The out-of-home ads exhort viewers to “See Extraordinary”, which also serves as the tagline for a 30-second TV spot to air on April 11 on the Fox Soccer Channel during the inaugural “WPS Sunday on FSC” broadcast.

In addition to the outdoor-mobile cross-platform promotion and the TV spot, WPS will also be promoting Kick-Off Week on its Web site, and those of its eight teams. Promotional messages and content will also appear on the WPS “Fan Corner” community site, on its Facebook page, and on Twitter, where players will be tweeting from the sidelines this season.

Tying into the overall campaign theme, fans on Twitter can “talk trash” in the days before game day by posting with the #DYT hashtag, for “Defend Your Turf”.

Following its rollout for 2010 Kick-Off Week, the “See Extraordinary” theme will be used later during the WPS All-Star Game presented by the U.S. Coast Guard, and the WPS Championship, the league’s two most important national events.

“Our 2010 campaign includes more guerilla marketing and grassroots promotions with new media elements to energize hardcore fans and build buzz for the league on a broader scale,” WPS marketing director Rachel Epstein said in a release. “These initiatives will not only command attention but craft team loyalty at both niche and mainstream levels.”

At the end of March the WPS Web site unveiled a number of new enhancements in preparation for the coming season. These included the first-ever WPS Fantasy Challenge, in which registered fans get to choose their dream roster from the WPS players and follow their virtual teams’ fortunes through the coming season.

WPS Fantasy Challenge players will amass weekly points based on how their players perform in real games.
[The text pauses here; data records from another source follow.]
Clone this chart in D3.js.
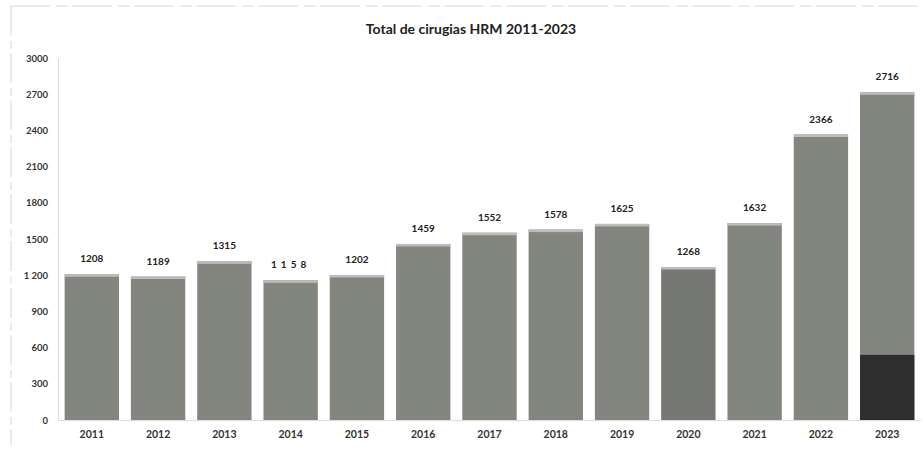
<!DOCTYPE html>
<html>
<head>
<meta charset="utf-8">
<script src="https://cdn.jsdelivr.net/npm/d3@7"></script>
<style>
  body { margin: 0; background: #fff; }
  svg { display: block; }
  text { font-family: Lato, "Open Sans", sans-serif; fill: #222; }
</style>
</head>
<body>
<svg id="chart" width="923" height="450"></svg>
<script>
// chart values
var years = ["2011","2012","2013","2014","2015","2016","2017","2018","2019","2020","2021","2022","2023"];
var totals = [1208, 1189, 1315, 1158, 1202, 1459, 1552, 1578, 1625, 1268, 1632, 2366, 2716];
// dark lower block seen on the 2023 bar
var darkPart = [0, 0, 0, 0, 0, 0, 0, 0, 0, 0, 0, 0, 540];
var yTicks = [0, 300, 600, 900, 1200, 1500, 1800, 2100, 2400, 2700, 3000];
var yTickLabels = ["0", "300", "600", "900", "1 200", "1500", "1800", "2100", "2400", "2700", "3000"];

var svg = d3.select("#chart");
var margin = {left: 58, right: 2, top: 58, bottom: 30};
var width = 923, height = 450;

var x = d3.scaleBand().domain(years).range([margin.left, width - margin.right]).paddingInner(0.18).paddingOuter(0.1);
var y = d3.scaleLinear().domain([0, 3000]).range([height - margin.bottom, margin.top]);

// faint scan borders
svg.append("line").attr("x1", 10).attr("x2", 923).attr("y1", 6).attr("y2", 6)
    .attr("stroke", "#e6e6e6").attr("stroke-width", 1.5).attr("stroke-dasharray", "40,6,12,4");
svg.append("line").attr("x1", 11).attr("x2", 11).attr("y1", 6).attr("y2", 445)
    .attr("stroke", "#e4e4e4").attr("stroke-width", 1.5).attr("stroke-dasharray", "30,5,8,4");

// title
svg.append("text").attr("x", 471).attr("y", 34).attr("text-anchor", "middle")
    .style("font-size", "14px").style("font-weight", "bold").text("Total de cirugias HRM 2011-2023");

// y axis
var yAxis = d3.axisLeft(y).tickValues(yTicks).tickSize(0).tickPadding(10)
    .tickFormat(function(d, i){ return yTickLabels[i]; });
var yG = svg.append("g").attr("transform", "translate(" + margin.left + ",0)").call(yAxis);
yG.select(".domain").attr("stroke", "#d8d8d8");
yG.selectAll("text").style("font-size", "9.5px").style("font-weight", "bold").style("fill", "#333");

// x axis
var xAxis = d3.axisBottom(x).tickSize(0).tickPadding(11);
var xG = svg.append("g").attr("transform", "translate(0," + y(0) + ")").call(xAxis);
xG.select(".domain").attr("stroke", "#dcdcdc");
xG.selectAll("text").style("font-size", "10.5px").style("font-weight", "bold").style("fill", "#333");

// bars
var bars = svg.append("g").selectAll("g").data(years).enter().append("g");
bars.append("rect")
    .attr("x", function(d){ return x(d); })
    .attr("width", x.bandwidth())
    .attr("y", function(d, i){ return y(totals[i]); })
    .attr("height", function(d, i){ return y(0) - y(totals[i]); })
    .attr("fill", function(d, i){ return i == 9 ? "#767873" : "#83857f"; });
// light top edge
bars.append("rect")
    .attr("x", function(d){ return x(d); })
    .attr("width", x.bandwidth())
    .attr("y", function(d, i){ return y(totals[i]); })
    .attr("height", 2.5)
    .attr("fill", "#bdbebb");
bars.filter(function(d, i){ return darkPart[i] > 0; }).append("rect")
    .attr("x", function(d){ return x(d); })
    .attr("width", x.bandwidth())
    .attr("y", function(d){ return y(darkPart[years.indexOf(d)]); })
    .attr("height", function(d){ return y(0) - y(darkPart[years.indexOf(d)]); })
    .attr("fill", "#2e2e2e");

// value labels
bars.append("text")
    .attr("x", function(d){ return x(d) + x.bandwidth() / 2; })
    .attr("y", function(d, i){ return y(totals[i]) - 12; })
    .attr("text-anchor", "middle")
    .style("font-size", "10px").style("font-weight", "bold")
    .style("letter-spacing", function(d, i){ return i == 3 ? "4px" : "0px"; })
    .text(function(d, i){ return totals[i]; });
</script>
</body>
</html>
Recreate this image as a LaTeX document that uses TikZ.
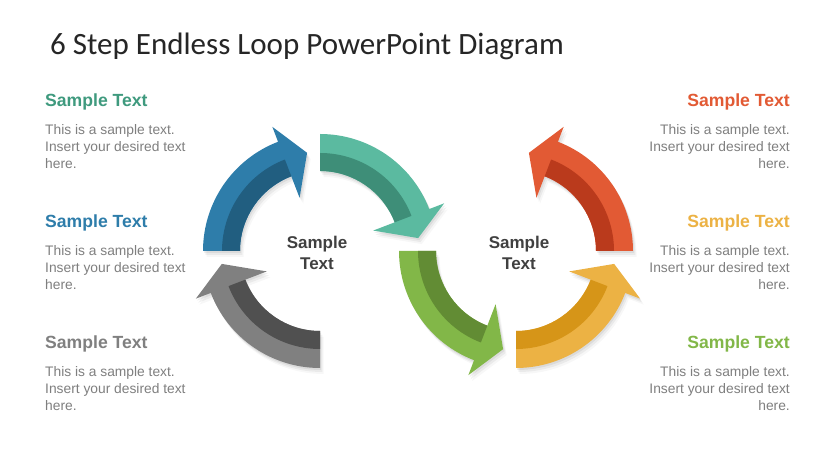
\documentclass[tikz,border=0pt]{standalone}
\usepackage{fontspec}
\setmainfont{Liberation Sans}
\newfontfamily\titlefont{Carlito}
\definecolor{bluL}{HTML}{2E7DAA}
\definecolor{bluD}{HTML}{215E80}
\definecolor{teaL}{HTML}{5BBAA0}
\definecolor{teaD}{HTML}{3E8E78}
\definecolor{teaT}{HTML}{3F9A7E}
\definecolor{gryL}{HTML}{808080}
\definecolor{gryD}{HTML}{505050}
\definecolor{grnL}{HTML}{82B748}
\definecolor{grnD}{HTML}{628C34}
\definecolor{yelL}{HTML}{ECB244}
\definecolor{yelD}{HTML}{D69518}
\definecolor{redL}{HTML}{E25A34}
\definecolor{redD}{HTML}{BA3A1C}
\definecolor{bodyT}{HTML}{7F7F7F}
\definecolor{darkT}{HTML}{404040}
\definecolor{titleT}{HTML}{262626}
\newcommand{\looparrow}[5]{%
  \begin{scope}[shift={#1}]
    \pgfmathsetmacro\aend{#2+#3*69}
    \pgfmathsetmacro\atip{#2+#3*82.5}
    \fill[#4] (#2:117) arc[start angle=#2, end angle=\aend, radius=117]
      -- (\aend:133) -- (\atip:99) -- (\aend:57) -- (\aend:80)
      arc[start angle=\aend, end angle=#2, radius=80] -- cycle;
    \fill[#5] (#2:80) arc[start angle=#2, end angle=\aend, radius=80]
      -- (\aend:98) arc[start angle=\aend, end angle=#2, radius=98] -- cycle;
  \end{scope}}
\newcommand{\loopshadow}[3]{%
  \begin{scope}[shift={#1}]
    \pgfmathsetmacro\aend{#2+#3*69}
    \pgfmathsetmacro\atip{#2+#3*82.5}
    \foreach \s/\o in {2/0.06,4/0.05,6/0.03}{
    \fill[black,opacity=\o,shift={(\s*0.6,-\s)}] (#2:117) arc[start angle=#2, end angle=\aend, radius=117]
      -- (\aend:133) -- (\atip:99) -- (\aend:57) -- (\aend:80)
      arc[start angle=\aend, end angle=#2, radius=80] -- cycle;}
  \end{scope}}
\tikzset{
  head/.style={font=\fontsize{17.6}{20}\selectfont\bfseries, inner sep=0pt},
  body/.style={font=\fontsize{13.8}{17}\selectfont, text=bodyT, inner sep=0pt},
  ctr/.style={font=\fontsize{17}{21}\selectfont\bfseries, text=darkT, align=center, inner sep=0pt}
}
\begin{document}
\begin{tikzpicture}[x=1pt,y=1pt]
\useasboundingbox (0,0) rectangle (835,470);
\fill[white] (0,0) rectangle (835,470);
% title
\node[anchor=base west, inner sep=0pt, text=titleT, font=\titlefont\fontsize{31}{34}\selectfont] (title) at (50,415) {6 Step Endless Loop PowerPoint Diagram};
% shadows
\loopshadow{(320,219)}{180}{-1}
\loopshadow{(320,219)}{90}{-1}
\loopshadow{(320,219)}{270}{-1}
\loopshadow{(516,219)}{180}{1}
\loopshadow{(516,219)}{270}{1}
\loopshadow{(516,219)}{0}{1}
% arrows
\looparrow{(320,219)}{180}{-1}{bluL}{bluD}
\looparrow{(320,219)}{90}{-1}{teaL}{teaD}
\looparrow{(320,219)}{270}{-1}{gryL}{gryD}
\looparrow{(516,219)}{180}{1}{grnL}{grnD}
\looparrow{(516,219)}{270}{1}{yelL}{yelD}
\looparrow{(516,219)}{0}{1}{redL}{redD}
% centre texts
\node[ctr] (c1) at (317,217) {Sample\\Text};
\node[ctr] (c2) at (519,217) {Sample\\Text};
% left texts
\node[head, text=teaT, anchor=base west] (h1) at (45,363) {Sample Text};
\node[body, anchor=north west, align=left] (b1) at (45,346) {This is a sample text.\\Insert your desired text\\here.};
\node[head, text=bluL, anchor=base west] (h2) at (45,242) {Sample Text};
\node[body, anchor=north west, align=left] (b2) at (45,225) {This is a sample text.\\Insert your desired text\\here.};
\node[head, text=gryL, anchor=base west] (h3) at (45,121) {Sample Text};
\node[body, anchor=north west, align=left] (b3) at (45,104) {This is a sample text.\\Insert your desired text\\here.};
% right texts
\node[head, text=redL, anchor=base east] (h4) at (790,363) {Sample Text};
\node[body, anchor=north east, align=right] (b4) at (790,346) {This is a sample text.\\Insert your desired text\\here.};
\node[head, text=yelL, anchor=base east] (h5) at (790,242) {Sample Text};
\node[body, anchor=north east, align=right] (b5) at (790,225) {This is a sample text.\\Insert your desired text\\here.};
\node[head, text=grnL, anchor=base east] (h6) at (790,121) {Sample Text};
\node[body, anchor=north east, align=right] (b6) at (790,104) {This is a sample text.\\Insert your desired text\\here.};
\end{tikzpicture}
\end{document}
Weekly prizes of team fan wear will be handed out for high point scores, and the top ten overall fantasy team owners at the end of the season will receive prize packages, including an assortment of Puma soccer gear for the point winner.

In a press interview this month, WPS commissioner Tonya Antonucci reported that the league’s season ticket sales are up 20% and local team sponsorships have increased an average of 150% from last season.

She said the WPS is aiming for modest fan growth this year of between 5% and 10% and an average of 5,000 fans for each of its eight teams, up from 4,600 per team in 2009.